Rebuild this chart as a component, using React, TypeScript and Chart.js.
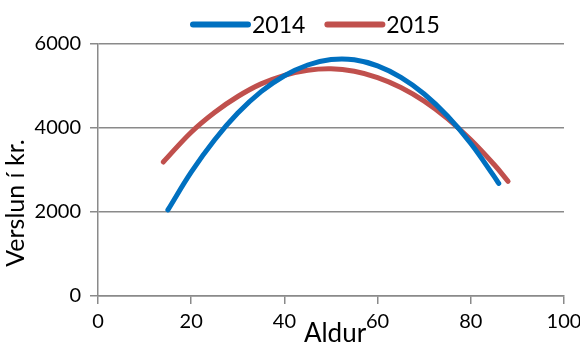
import React, { useEffect, useRef } from "react";
import { Chart, registerables } from "chart.js";

Chart.register(...registerables);

const seriesNames = ["2014", "2015"];
const ages2014 = [15, 20, 25, 30, 35, 40, 45, 50, 55, 60, 65, 70, 75, 80, 85, 86];
const spend2014 = [2050, 2950, 3716, 4355, 4865, 5245, 5500, 5630, 5625, 5480, 5206, 4810, 4285, 3631, 2847, 2680];
const ages2015 = [14, 20, 25, 30, 35, 40, 45, 50, 55, 60, 65, 70, 75, 80, 85, 88];
const spend2015 = [3190, 3900, 4370, 4750, 5050, 5255, 5375, 5410, 5350, 5200, 4965, 4640, 4225, 3720, 3130, 2730];
const seriesColors = ["#0070C0", "#C0504D"];
const xTickValues = [0, 20, 40, 60, 80, 100];
const yTickValues = [0, 2000, 4000, 6000];
const xTitle = "Aldur";
const yTitle = "Verslun í kr.";

const FONT = "Lato";
const GRID = "#8a8a8a";

const labelsPlugin = {
  id: "customLabels",
  afterDraw(chart: any) {
    const ctx = chart.ctx;
    const area = chart.chartArea;
    ctx.save();
    // legend
    ctx.font = `23px ${FONT}`;
    ctx.textBaseline = "middle";
    ctx.textAlign = "left";
    let x = area.left + 95;
    const ly = 24.5;
    chart.data.datasets.forEach((ds: any) => {
      ctx.strokeStyle = ds.borderColor;
      ctx.lineWidth = 6;
      ctx.lineCap = "round";
      ctx.beginPath();
      ctx.moveTo(x, ly);
      ctx.lineTo(x + 55, ly);
      ctx.stroke();
      ctx.fillStyle = "#000";
      ctx.fillText(ds.label, x + 59, ly + 1);
      x += 59 + ctx.measureText(ds.label).width + 22;
    });
    // x title
    ctx.font = `26px ${FONT}`;
    ctx.textAlign = "center";
    ctx.textBaseline = "middle";
    ctx.fillStyle = "#000";
    ctx.fillText(xTitle, (area.left + area.right) / 2 + 4, area.bottom + 38);
    // y title
    ctx.font = `25px ${FONT}`;
    ctx.translate(16, area.top + 159);
    ctx.rotate(-Math.PI / 2);
    ctx.fillText(yTitle, 0, 0);
    ctx.restore();
  },
};

export default function App() {
  const ref = useRef<HTMLCanvasElement>(null);
  useEffect(() => {
    const chart = new Chart(ref.current!, {
      type: "line",
      data: {
        datasets: [
          {
            label: seriesNames[0],
            data: ages2014.map((a, i) => ({ x: a, y: spend2014[i] })),
            borderColor: seriesColors[0],
            backgroundColor: seriesColors[0],
            borderWidth: 5,
            borderCapStyle: "round",
            pointRadius: 0,
            tension: 0.4,
          },
          {
            label: seriesNames[1],
            data: ages2015.map((a, i) => ({ x: a, y: spend2015[i] })),
            borderColor: seriesColors[1],
            backgroundColor: seriesColors[1],
            borderWidth: 5,
            borderCapStyle: "round",
            pointRadius: 0,
            tension: 0.4,
          },
        ],
      },
      options: {
        responsive: false,
        animation: false,
        layout: { padding: { top: 44, right: 16, bottom: 0, left: 0 } },
        plugins: { legend: { display: false }, tooltip: { enabled: false } },
        scales: {
          x: {
            type: "linear",
            min: 0,
            max: 100,
            afterFit: (s: any) => {
              s.height = 51;
              s.paddingLeft = 0;
              s.paddingRight = 0;
            },
            afterBuildTicks: (s: any) => {
              s.ticks = xTickValues.map((v) => ({ value: v }));
            },
            ticks: {
              font: { family: FONT, size: 20 },
              color: "#000",
              padding: 6,
              maxRotation: 0,
              callback: (v: any) => String(v),
            },
            grid: { drawOnChartArea: false, drawTicks: true, tickLength: 8, color: GRID, lineWidth: 1.5 },
            border: { display: true, color: GRID, width: 1.5 },
          },
          y: {
            min: 0,
            max: 6000,
            afterFit: (s: any) => {
              s.width = 98;
            },
            afterBuildTicks: (s: any) => {
              s.ticks = yTickValues.map((v) => ({ value: v }));
            },
            ticks: {
              font: { family: FONT, size: 20 },
              color: "#000",
              padding: 9,
              callback: (v: any) => String(v),
            },
            grid: { drawTicks: true, tickLength: 8, color: GRID, lineWidth: 1.5 },
            border: { display: true, color: GRID, width: 1.5 },
          },
        },
      },
      plugins: [labelsPlugin],
    });
    return () => chart.destroy();
  }, []);
  return (
    <div style={{ position: "absolute", left: 0, top: 0, width: 580, height: 347 }}>
      <canvas ref={ref} width={580} height={347} />
    </div>
  );
}
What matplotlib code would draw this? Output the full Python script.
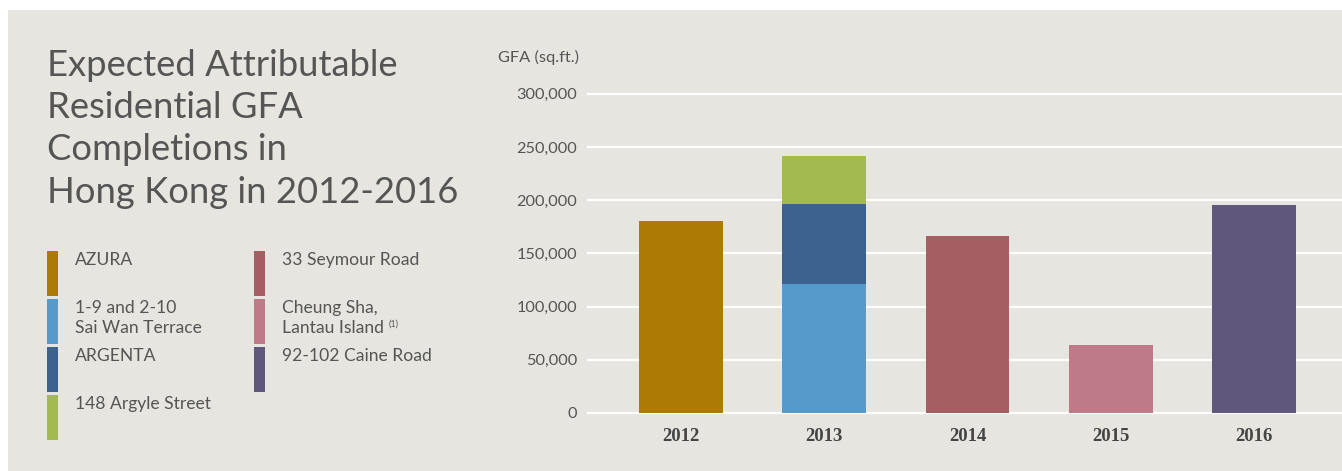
import matplotlib
matplotlib.use("Agg")
import matplotlib.pyplot as plt
from matplotlib.patches import Rectangle

# ---- data ----
years = ["2012", "2013", "2014", "2015", "2016"]
projects = ["AZURA", "1-9 and 2-10\nSai Wan Terrace", "ARGENTA", "148 Argyle Street",
            "33 Seymour Road", "Cheung Sha,\nLantau Island", "92-102 Caine Road"]
colors = ["#AD7A06", "#5699CB", "#3D628F", "#A3BA4F", "#A55F63", "#BF7A88", "#5F577C"]
# values per project for each year (sq.ft.)
azura    = [180000, 0, 0, 0, 0]
saiwan   = [0, 121000, 0, 0, 0]
argenta  = [0, 75000, 0, 0, 0]
argyle   = [0, 45000, 0, 0, 0]
seymour  = [0, 0, 166000, 0, 0]
cheung   = [0, 0, 0, 64000, 0]
caine    = [0, 0, 0, 0, 195000]
series = [azura, saiwan, argenta, argyle, seymour, cheung, caine]
yticks = [0, 50000, 100000, 150000, 200000, 250000, 300000]
ytick_labels = ["0", "50,000", "100,000", "150,000", "200,000", "250,000", "300,000"]

W, H = 1342, 471
fig = plt.figure(figsize=(W / 100, H / 100), dpi=100, facecolor="white")
BG = "#E6E5DF"
TXT = "#555555"
SANS = ["Lato", "DejaVu Sans"]

def fx(px):
    return px / W

def fy(py):
    return 1 - py / H

# panel background
fig.patches.append(Rectangle((fx(8), 0), 1 - fx(8), fy(10), transform=fig.transFigure,
                             facecolor=BG, edgecolor="none", zorder=-10))

# ---- axes ----
ax_left, ax_bottom = fx(588), fy(413)
ax_top = fy(93.7)
ax = fig.add_axes([ax_left, ax_bottom, 1 - ax_left, ax_top - ax_bottom])
ax.set_zorder(5)
ax.patch.set_visible(False)
x = list(range(len(years)))
bottoms = [0] * len(years)
for vals, col in zip(series, colors):
    ax.bar(x, vals, width=0.586, bottom=bottoms, color=col, zorder=3, linewidth=0)
    bottoms = [b + v for b, v in zip(bottoms, vals)]

for t in yticks:
    ax.axhline(t, color="white", lw=1.6, zorder=1, clip_on=False)
ax.set_ylim(0, 300000)
ax.set_xlim(-0.649, 4.614)
for s in ax.spines.values():
    s.set_visible(False)
ax.set_yticks(yticks)
ax.set_yticklabels(ytick_labels, family=SANS, fontsize=11.7, color=TXT)
ax.tick_params(axis="y", length=0, pad=8)
ax.set_xticks(x)
ax.set_xticklabels(years, family=["Liberation Serif"], fontweight="bold", fontsize=13.5, color="#444444")
ax.tick_params(axis="x", length=0, pad=11)

fig.text(fx(498), fy(57), "GFA (sq.ft.)", family=SANS, fontsize=11.8, color=TXT,
         ha="left", va="center")

# ---- title ----
title_lines = ["Expected Attributable", "Residential GFA", "Completions in", "Hong Kong in 2012-2016"]
for i, line in enumerate(title_lines):
    fig.text(fx(47), fy(65 + i * 42.5), line, family=SANS, fontsize=26.2, color=TXT,
             ha="left", va="center")

# ---- legend ----
sw_tops = [251, 299, 347, 395]
cols_x = [(47, 75), (254, 282)]
for i, (name, col) in enumerate(zip(projects, colors)):
    c = 0 if i < 4 else 1
    r = i if i < 4 else i - 4
    sx, tx = cols_x[c]
    top = sw_tops[r]
    fig.patches.append(Rectangle((fx(sx), fy(top + 45)), fx(11), 45 / H,
                                 transform=fig.transFigure, facecolor=col,
                                 edgecolor="none", zorder=2))
    fig.text(fx(tx), fy(top + 1), name, family=SANS, fontsize=12.6, color=TXT,
             ha="left", va="top", linespacing=1.32)
    if name.startswith("Cheung"):
        fig.text(fx(389), fy(top + 21), "(1)", family=SANS, fontsize=6.5,
                 color=TXT, ha="left", va="top")

fig.savefig("out.png", dpi=100, facecolor="white")
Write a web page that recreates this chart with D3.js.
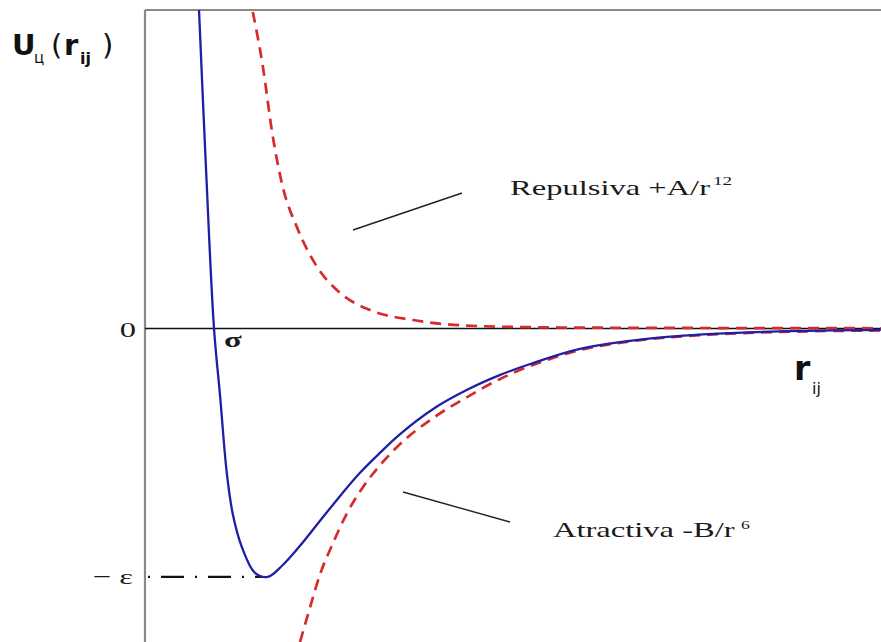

#### What is being asked
Transcribe exactly, please, the lines between the start of the records above and the line holding "Chart.register(...registerables);", counting both of those lines and omitting pictures.

#### Exercise result
Rebuild this chart as a component, using React, TypeScript and Chart.js.
import React, { useEffect, useRef } from "react";
import { Chart, registerables } from "chart.js";

Chart.register(...registerables);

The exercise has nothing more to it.